In this section, we expanded on what we did in the first section, building a neural network that involves more convolutional layers and that outputs 116 data points, representing the 58 points used to detect faces. Moreover, we used data augmentation to help prevent our network from overfitting on the training data and help prevent what occurred in the first part.

Below you can see the results of our data augmentation on the Dane image set. The images are being randomly rotated $\pm$ 15 degrees, randomly shifted vertically and horizontally by 10 pixels, and the brightness and contrast and being randomly jittered. Lastly, the images that the network processes have dimensions (160 x 120).

For the neural network's design, it begins with 6 convolutional layers designed as follows where the number to the left of the arrow is the input layers and the number to the right is the output layers:

1.  1 -> 16 (Padding = 3 and kernel size = (7x7))
2. 16 -> 32 (Padding = 2 and kernel size = (5x5))
3. 32 -> 64 (Padding = 1 and kernel size = (3x3))
4. 64 -> 64 (Padding = 2 and kernel size = (5x5))
5. 64 -> 32 (Padding = 1 and kernel size = (3x3))
6. 32 -> 16 (Padding = 2 and kernel size = (5x5))

Moreover, layers 1, 3, and 5 are followed by a max pool with kernel size = (2x2) and every layer is followed by a Relu.

It is then followed up by two fully connected layers designed as as follows where the number to the left of the arrow is the input layers and the number to the right is the output layers:

1. 4800 -> 2400
2. 2400 -> 116

Moreover, layer 2 is followed by a Relu.

The hyperparameters I used to train the model are:

Learning Rate: 0.001
Batch Size   : 16
Epochs       : 30

Below you can see the training and validation loss for our simple facial detection network.

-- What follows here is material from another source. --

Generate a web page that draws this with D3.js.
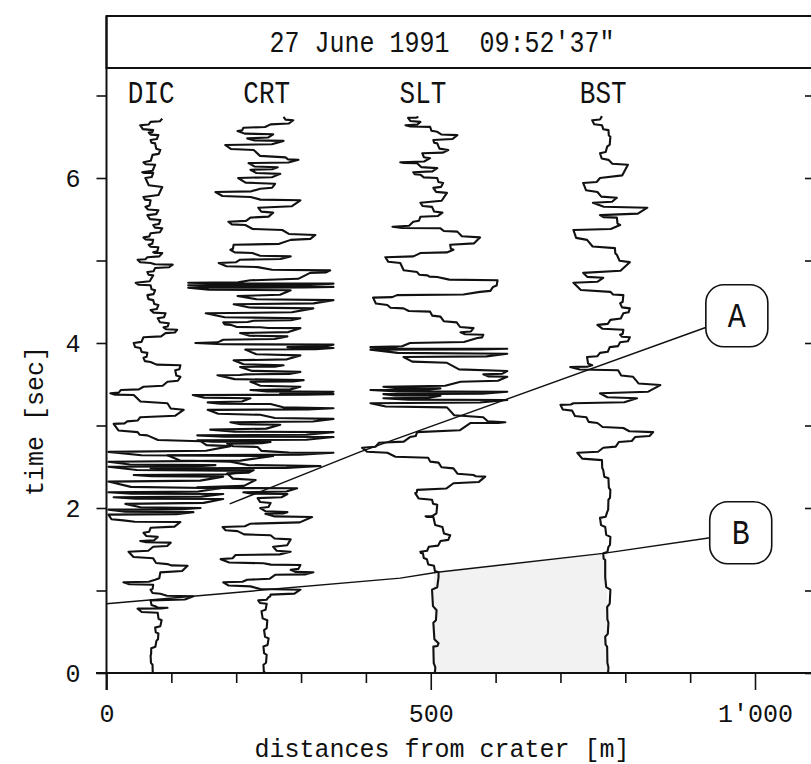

Below you can see the results of our simple facial detection network on the validation set images. As can be seen, even with the data augmentation, the network still struggles to deal with unusual facial expressions and with heads tilted at angles. The head tilting issue can be seen in the first image. Although looking at the fourth image, it appears that the data augmentation has relieved some of these issues since it does a fairly good job of correctly detecting the facial keypoints despite the fact that the head is tilted. The second image also fails, although the reason for this is a bit more nebulous since the face is clearly looking straight on towards the camera. The only reason I can imagine that it failed to detect this face is because our data augmentation has made it difficult for the network to overfit for the large number of faces looking straight at the camera that are in our image set. So, the trade-off of being to properly detect faces like those in the fourth image is that now our network will now sometimes underfit some of the faces looking straight on towards the camera like in the second image. However, as can be seen in the third image, which the network correctly identifies, this does not happen all the time.

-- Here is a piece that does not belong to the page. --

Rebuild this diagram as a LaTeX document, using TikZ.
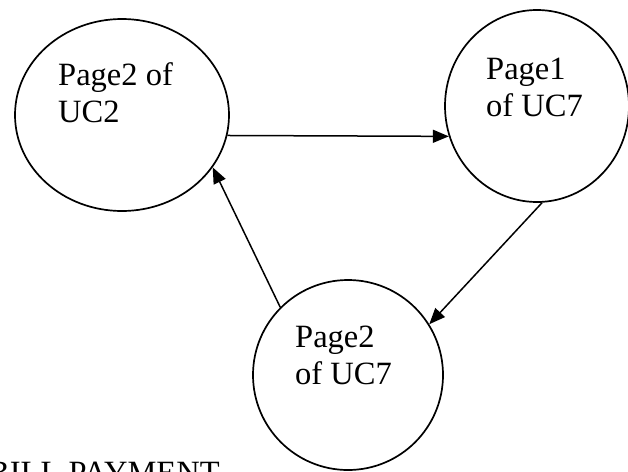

Lastly for this part, here are the filters, or the weights, of the first convolutional layer in this simple facial detection neural network.

Part 3: Train With Larger Dataset:

In this section, we processed the iBug image set and used a predefined PyTorch model called ResNet18 with two modifications. The first layer was modified to accept images with 1 input channel (i.e. greyscale images) and the last layer was modified so that its output channel was 136 or 2 x 68 which is the number of landmark points for each image. In addition to this, the following hyperparameters were used to train the network:

Learning Rate: 0.01
Batch Size   : 64
Epochs       : 10

Lastly, in the Kaggle competition, the ResNet18 model's predictions received a mean absolute error of 16.20860.

Below you can see some of the images from our testing set along with their ground truth points in green. As can be noted, the images have several augmentations applied to them, including random rotating, shifting, horizontal flip, and brightness and contrast jittering.

Below you can see the training loss and validation loss for the ResNet18 network.

Below you can see a few example predictions the network made on the test set images. Overall, the results seem very good, except that it tends to oversize the outline of the head sometimes and it tends to struggle with getting the precise location of the lips correct.

Lastly, here are three images of some celebrities whose faces I decided to have the network detect. The results are all pretty good, although the network seems a bit picky about the angles of faces and tends to be confused by background objects and lighting. As long as the face being passed to it is the main focus of the image and the face is more-or-less looking in the direction of the camera, it works pretty well. Some of these issues can be seen in the third image of Elon Musk, where the location of the eyes and lips are slightly off most likely due to the angle his head is facing.